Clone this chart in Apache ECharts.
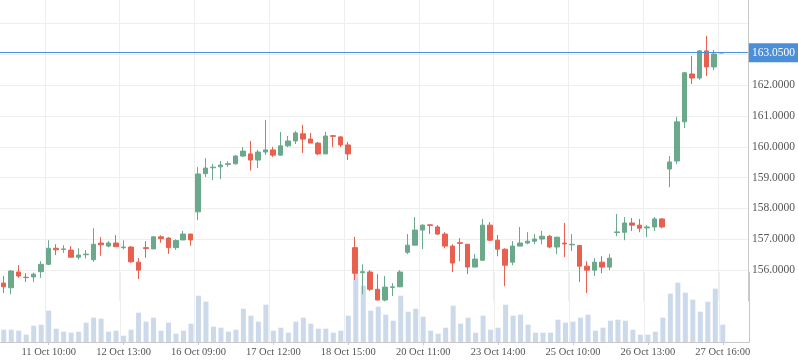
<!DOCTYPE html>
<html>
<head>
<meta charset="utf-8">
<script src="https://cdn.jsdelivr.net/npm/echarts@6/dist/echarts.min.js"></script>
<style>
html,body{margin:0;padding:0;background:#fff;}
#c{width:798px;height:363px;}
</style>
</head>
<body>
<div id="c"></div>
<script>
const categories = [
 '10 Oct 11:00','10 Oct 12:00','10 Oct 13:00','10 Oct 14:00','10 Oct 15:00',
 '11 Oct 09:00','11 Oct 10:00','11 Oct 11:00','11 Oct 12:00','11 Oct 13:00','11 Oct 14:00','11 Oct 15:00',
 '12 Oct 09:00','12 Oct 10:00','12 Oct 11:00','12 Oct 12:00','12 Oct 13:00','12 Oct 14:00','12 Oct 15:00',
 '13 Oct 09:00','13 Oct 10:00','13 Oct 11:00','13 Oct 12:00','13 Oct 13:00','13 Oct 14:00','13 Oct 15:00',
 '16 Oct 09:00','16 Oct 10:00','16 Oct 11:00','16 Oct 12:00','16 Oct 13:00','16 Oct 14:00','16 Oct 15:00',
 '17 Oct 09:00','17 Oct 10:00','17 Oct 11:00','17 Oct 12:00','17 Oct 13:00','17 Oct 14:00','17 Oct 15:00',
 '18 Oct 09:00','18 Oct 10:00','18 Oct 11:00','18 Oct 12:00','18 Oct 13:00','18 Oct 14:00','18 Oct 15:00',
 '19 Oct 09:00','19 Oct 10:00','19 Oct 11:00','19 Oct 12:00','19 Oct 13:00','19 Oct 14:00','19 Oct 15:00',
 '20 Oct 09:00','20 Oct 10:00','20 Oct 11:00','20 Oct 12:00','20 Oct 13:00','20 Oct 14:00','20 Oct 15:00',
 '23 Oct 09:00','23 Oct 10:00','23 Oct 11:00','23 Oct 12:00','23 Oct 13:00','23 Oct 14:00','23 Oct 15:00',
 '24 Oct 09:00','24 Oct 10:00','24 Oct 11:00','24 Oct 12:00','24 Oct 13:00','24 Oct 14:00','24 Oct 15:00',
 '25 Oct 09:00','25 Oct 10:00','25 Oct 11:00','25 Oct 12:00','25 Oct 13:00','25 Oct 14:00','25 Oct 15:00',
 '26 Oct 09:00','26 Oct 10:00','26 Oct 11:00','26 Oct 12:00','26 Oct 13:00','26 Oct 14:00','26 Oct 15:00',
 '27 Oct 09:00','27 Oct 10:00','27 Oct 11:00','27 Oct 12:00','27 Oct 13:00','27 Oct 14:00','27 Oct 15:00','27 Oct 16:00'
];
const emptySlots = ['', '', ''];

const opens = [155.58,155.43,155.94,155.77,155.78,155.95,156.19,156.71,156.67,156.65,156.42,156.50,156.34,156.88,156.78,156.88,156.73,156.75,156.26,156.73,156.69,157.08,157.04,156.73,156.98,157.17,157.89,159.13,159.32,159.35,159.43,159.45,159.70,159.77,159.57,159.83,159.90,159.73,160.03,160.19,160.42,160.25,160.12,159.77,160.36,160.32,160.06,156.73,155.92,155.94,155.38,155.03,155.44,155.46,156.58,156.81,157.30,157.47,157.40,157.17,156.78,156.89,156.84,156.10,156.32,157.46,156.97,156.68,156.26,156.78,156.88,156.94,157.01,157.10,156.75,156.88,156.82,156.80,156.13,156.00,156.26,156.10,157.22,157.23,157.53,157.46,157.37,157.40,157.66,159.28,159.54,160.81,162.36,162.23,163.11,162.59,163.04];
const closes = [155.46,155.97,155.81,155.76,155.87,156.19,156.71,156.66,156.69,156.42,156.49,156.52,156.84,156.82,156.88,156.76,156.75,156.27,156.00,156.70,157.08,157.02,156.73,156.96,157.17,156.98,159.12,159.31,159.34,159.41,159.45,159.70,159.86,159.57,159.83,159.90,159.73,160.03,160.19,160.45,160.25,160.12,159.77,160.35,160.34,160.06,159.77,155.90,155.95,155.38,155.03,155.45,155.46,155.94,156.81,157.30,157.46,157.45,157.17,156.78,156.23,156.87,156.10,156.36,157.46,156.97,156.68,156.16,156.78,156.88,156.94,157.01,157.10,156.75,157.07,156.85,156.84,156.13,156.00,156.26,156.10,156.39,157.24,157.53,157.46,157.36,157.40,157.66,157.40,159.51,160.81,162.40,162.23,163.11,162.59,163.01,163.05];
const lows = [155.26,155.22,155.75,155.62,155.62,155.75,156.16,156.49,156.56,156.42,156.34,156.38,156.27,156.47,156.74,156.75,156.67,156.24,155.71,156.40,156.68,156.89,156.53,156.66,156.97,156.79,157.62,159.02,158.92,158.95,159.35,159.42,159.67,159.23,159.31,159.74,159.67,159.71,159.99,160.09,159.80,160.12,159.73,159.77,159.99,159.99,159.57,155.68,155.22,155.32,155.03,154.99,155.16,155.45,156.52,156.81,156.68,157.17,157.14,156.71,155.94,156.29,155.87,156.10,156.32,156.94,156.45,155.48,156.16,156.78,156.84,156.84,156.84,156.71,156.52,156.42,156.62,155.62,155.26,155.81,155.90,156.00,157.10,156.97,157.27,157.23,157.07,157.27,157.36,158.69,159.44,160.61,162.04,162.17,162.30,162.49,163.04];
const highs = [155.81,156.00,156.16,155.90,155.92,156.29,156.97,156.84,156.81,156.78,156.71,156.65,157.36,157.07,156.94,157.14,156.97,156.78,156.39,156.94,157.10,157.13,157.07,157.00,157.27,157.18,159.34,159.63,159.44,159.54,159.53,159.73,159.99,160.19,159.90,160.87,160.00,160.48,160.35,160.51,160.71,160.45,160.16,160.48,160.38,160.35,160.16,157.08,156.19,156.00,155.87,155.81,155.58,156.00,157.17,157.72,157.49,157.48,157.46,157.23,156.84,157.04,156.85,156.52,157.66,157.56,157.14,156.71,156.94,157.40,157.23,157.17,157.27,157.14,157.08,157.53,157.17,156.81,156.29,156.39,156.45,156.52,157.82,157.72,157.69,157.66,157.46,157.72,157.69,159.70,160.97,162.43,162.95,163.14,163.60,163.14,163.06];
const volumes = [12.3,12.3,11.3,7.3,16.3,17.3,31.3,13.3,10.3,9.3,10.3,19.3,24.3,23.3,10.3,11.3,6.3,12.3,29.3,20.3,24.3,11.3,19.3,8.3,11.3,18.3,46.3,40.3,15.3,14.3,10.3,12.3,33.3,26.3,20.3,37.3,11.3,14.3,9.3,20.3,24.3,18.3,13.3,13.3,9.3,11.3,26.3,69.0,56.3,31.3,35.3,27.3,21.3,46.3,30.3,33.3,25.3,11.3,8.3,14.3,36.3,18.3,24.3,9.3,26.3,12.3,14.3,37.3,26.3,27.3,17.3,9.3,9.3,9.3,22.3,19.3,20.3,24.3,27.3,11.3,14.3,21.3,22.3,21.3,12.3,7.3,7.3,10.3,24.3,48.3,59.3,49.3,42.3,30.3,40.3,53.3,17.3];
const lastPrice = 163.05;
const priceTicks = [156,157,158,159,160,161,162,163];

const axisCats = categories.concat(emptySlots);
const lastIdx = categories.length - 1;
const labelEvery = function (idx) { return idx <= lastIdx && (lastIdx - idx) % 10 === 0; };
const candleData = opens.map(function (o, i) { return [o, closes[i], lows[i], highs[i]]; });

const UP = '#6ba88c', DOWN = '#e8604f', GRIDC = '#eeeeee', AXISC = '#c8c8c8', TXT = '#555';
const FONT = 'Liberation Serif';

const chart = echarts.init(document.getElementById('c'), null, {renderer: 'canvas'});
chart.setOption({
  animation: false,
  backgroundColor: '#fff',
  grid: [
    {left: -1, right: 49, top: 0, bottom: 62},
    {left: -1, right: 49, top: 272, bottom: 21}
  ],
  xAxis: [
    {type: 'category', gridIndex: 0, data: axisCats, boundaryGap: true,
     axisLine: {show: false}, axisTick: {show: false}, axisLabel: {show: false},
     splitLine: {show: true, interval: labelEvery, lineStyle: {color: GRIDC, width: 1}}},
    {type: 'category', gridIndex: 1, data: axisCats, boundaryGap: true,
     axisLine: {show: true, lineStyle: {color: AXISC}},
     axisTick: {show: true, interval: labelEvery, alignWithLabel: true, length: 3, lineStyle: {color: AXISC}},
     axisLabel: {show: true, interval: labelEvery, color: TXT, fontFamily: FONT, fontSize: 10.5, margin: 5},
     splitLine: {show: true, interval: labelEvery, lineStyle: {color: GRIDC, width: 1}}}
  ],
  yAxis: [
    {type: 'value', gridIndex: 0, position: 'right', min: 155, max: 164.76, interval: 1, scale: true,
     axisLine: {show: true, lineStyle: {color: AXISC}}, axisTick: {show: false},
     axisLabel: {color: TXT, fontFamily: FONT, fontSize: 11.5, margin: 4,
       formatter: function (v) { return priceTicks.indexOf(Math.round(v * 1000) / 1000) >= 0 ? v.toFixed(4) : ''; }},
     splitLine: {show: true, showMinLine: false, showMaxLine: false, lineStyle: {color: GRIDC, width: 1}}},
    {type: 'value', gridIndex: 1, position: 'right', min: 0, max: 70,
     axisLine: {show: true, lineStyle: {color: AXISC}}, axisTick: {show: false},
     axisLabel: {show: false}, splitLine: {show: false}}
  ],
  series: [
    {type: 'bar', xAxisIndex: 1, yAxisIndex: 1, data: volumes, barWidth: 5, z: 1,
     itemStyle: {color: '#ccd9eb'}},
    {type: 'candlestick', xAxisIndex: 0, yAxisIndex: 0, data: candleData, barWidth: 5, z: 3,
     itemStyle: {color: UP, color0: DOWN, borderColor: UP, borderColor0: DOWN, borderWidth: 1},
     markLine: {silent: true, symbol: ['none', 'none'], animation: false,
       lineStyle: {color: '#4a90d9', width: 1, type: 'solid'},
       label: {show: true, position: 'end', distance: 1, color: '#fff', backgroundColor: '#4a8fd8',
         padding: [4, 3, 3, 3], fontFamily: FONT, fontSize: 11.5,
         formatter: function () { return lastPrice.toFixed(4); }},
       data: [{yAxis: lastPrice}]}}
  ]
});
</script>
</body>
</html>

:::

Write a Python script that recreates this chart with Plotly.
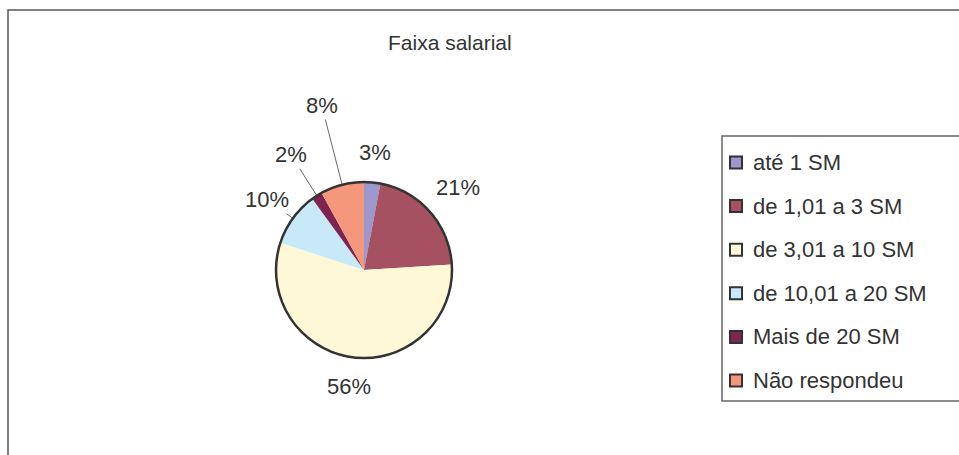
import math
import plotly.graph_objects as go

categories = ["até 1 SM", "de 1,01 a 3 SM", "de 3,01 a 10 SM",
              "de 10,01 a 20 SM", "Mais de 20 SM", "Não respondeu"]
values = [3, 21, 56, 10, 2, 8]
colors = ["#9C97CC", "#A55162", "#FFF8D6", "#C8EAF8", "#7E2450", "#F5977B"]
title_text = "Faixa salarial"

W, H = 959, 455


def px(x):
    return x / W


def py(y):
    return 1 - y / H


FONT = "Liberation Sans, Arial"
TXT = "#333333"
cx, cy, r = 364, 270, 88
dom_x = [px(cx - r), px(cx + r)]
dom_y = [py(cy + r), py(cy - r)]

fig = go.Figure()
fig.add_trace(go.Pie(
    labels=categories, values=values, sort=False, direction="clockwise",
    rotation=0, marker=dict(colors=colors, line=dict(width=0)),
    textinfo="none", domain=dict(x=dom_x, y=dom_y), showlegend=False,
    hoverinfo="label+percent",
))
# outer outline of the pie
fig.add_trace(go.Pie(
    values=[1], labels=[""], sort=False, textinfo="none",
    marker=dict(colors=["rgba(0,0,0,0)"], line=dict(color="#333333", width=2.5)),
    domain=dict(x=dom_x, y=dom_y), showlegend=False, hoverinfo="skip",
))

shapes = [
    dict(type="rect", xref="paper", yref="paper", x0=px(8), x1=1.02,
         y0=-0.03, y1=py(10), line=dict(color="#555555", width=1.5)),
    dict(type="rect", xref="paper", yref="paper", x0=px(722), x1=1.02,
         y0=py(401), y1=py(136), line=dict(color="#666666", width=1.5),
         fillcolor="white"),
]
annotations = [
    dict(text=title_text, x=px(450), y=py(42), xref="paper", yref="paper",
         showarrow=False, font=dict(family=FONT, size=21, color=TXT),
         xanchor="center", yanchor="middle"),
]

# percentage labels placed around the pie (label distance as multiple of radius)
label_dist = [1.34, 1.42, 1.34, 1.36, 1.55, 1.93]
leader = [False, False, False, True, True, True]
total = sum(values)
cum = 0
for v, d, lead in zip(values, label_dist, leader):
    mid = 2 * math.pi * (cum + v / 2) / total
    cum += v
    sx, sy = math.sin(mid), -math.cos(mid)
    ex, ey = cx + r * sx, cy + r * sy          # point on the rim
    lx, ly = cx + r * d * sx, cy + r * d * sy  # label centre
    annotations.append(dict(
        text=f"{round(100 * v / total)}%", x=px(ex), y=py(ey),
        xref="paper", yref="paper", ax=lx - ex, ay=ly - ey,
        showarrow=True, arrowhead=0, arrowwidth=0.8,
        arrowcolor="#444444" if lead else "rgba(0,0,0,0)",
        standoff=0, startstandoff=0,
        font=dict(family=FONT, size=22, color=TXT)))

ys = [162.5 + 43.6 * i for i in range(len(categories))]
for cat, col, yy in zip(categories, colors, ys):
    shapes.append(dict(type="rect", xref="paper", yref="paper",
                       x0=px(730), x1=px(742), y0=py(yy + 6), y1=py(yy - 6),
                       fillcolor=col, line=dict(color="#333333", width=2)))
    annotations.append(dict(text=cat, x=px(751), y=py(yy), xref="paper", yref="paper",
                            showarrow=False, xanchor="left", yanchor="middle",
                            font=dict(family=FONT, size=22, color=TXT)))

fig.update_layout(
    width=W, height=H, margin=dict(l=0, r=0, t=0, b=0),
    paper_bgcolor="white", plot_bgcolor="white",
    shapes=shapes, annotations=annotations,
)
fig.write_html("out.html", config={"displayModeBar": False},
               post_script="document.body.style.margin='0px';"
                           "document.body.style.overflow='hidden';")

:::

Set exercise: Give back exactly the lines from the one containing "Write a Python" to the one containing "import plotly.graph_objects as go", both included, and no pictures.

Task answer:
Write a Python script that recreates this chart with Plotly.
import math
import plotly.graph_objects as go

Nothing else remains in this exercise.